> [RECORDS TO USE]:
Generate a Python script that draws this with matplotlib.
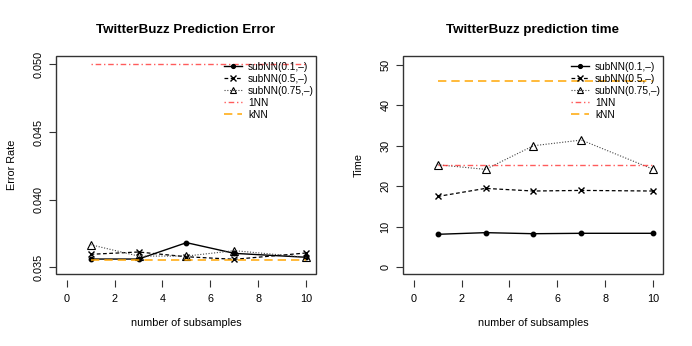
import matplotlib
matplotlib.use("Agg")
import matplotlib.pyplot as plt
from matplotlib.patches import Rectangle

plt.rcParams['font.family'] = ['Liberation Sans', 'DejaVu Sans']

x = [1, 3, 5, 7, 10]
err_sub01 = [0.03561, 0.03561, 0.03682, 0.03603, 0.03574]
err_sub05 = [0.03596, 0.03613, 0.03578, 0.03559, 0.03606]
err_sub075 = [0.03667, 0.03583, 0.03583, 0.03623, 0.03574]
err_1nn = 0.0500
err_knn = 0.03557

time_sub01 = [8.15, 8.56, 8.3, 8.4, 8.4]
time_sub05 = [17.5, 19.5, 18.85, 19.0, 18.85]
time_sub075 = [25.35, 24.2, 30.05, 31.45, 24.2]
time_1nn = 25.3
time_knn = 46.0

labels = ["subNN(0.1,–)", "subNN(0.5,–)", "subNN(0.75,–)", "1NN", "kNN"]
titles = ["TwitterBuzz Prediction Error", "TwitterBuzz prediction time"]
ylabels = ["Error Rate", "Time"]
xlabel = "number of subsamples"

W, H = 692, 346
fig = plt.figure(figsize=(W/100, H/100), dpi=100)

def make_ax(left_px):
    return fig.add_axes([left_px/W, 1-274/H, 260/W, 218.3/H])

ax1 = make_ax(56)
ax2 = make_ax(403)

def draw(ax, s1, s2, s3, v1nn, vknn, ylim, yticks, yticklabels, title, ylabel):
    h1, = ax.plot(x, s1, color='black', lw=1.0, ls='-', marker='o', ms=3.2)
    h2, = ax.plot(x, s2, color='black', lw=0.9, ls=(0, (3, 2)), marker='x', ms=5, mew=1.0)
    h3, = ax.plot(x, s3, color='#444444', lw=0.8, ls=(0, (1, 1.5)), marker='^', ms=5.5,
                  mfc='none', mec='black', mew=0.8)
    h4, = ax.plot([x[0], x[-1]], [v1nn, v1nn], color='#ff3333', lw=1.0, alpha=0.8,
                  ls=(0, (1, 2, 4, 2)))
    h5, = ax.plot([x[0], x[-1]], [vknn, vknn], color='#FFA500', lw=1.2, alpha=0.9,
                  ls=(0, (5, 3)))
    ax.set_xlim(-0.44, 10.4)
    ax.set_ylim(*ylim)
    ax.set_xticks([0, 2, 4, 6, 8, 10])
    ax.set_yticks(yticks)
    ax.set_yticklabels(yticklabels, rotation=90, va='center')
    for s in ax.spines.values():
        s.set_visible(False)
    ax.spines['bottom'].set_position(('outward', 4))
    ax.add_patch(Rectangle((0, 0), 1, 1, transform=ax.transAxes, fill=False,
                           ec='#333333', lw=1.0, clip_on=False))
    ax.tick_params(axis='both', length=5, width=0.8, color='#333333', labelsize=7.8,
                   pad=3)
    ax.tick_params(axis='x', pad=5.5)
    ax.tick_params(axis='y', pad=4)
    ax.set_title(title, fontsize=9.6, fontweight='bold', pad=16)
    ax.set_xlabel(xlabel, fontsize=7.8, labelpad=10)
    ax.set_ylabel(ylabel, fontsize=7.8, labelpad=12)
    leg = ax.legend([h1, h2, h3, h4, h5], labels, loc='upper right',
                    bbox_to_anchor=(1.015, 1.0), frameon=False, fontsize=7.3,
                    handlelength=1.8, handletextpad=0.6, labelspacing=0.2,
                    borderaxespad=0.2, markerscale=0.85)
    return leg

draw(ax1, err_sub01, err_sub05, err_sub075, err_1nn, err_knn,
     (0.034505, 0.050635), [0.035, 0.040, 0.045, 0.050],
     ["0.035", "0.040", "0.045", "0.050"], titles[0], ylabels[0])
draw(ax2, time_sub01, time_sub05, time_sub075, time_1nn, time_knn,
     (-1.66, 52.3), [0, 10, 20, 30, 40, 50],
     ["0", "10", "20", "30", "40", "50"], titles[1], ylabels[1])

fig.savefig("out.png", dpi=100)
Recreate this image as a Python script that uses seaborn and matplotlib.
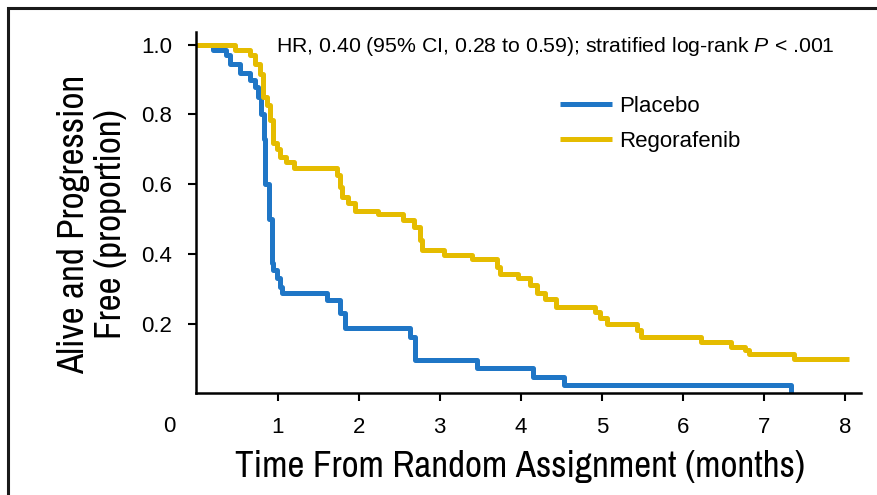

> [EXERCISE]:
Give again, please, precisely the lines that begin the records and run through the line with "time_knn = 46.0" in it, keeping both end lines and dropping any pictures.

> [ANSWER TO THIS TASK]:
Generate a Python script that draws this with matplotlib.
import matplotlib
matplotlib.use("Agg")
import matplotlib.pyplot as plt
from matplotlib.patches import Rectangle

plt.rcParams['font.family'] = ['Liberation Sans', 'DejaVu Sans']

x = [1, 3, 5, 7, 10]
err_sub01 = [0.03561, 0.03561, 0.03682, 0.03603, 0.03574]
err_sub05 = [0.03596, 0.03613, 0.03578, 0.03559, 0.03606]
err_sub075 = [0.03667, 0.03583, 0.03583, 0.03623, 0.03574]
err_1nn = 0.0500
err_knn = 0.03557

time_sub01 = [8.15, 8.56, 8.3, 8.4, 8.4]
time_sub05 = [17.5, 19.5, 18.85, 19.0, 18.85]
time_sub075 = [25.35, 24.2, 30.05, 31.45, 24.2]
time_1nn = 25.3
time_knn = 46.0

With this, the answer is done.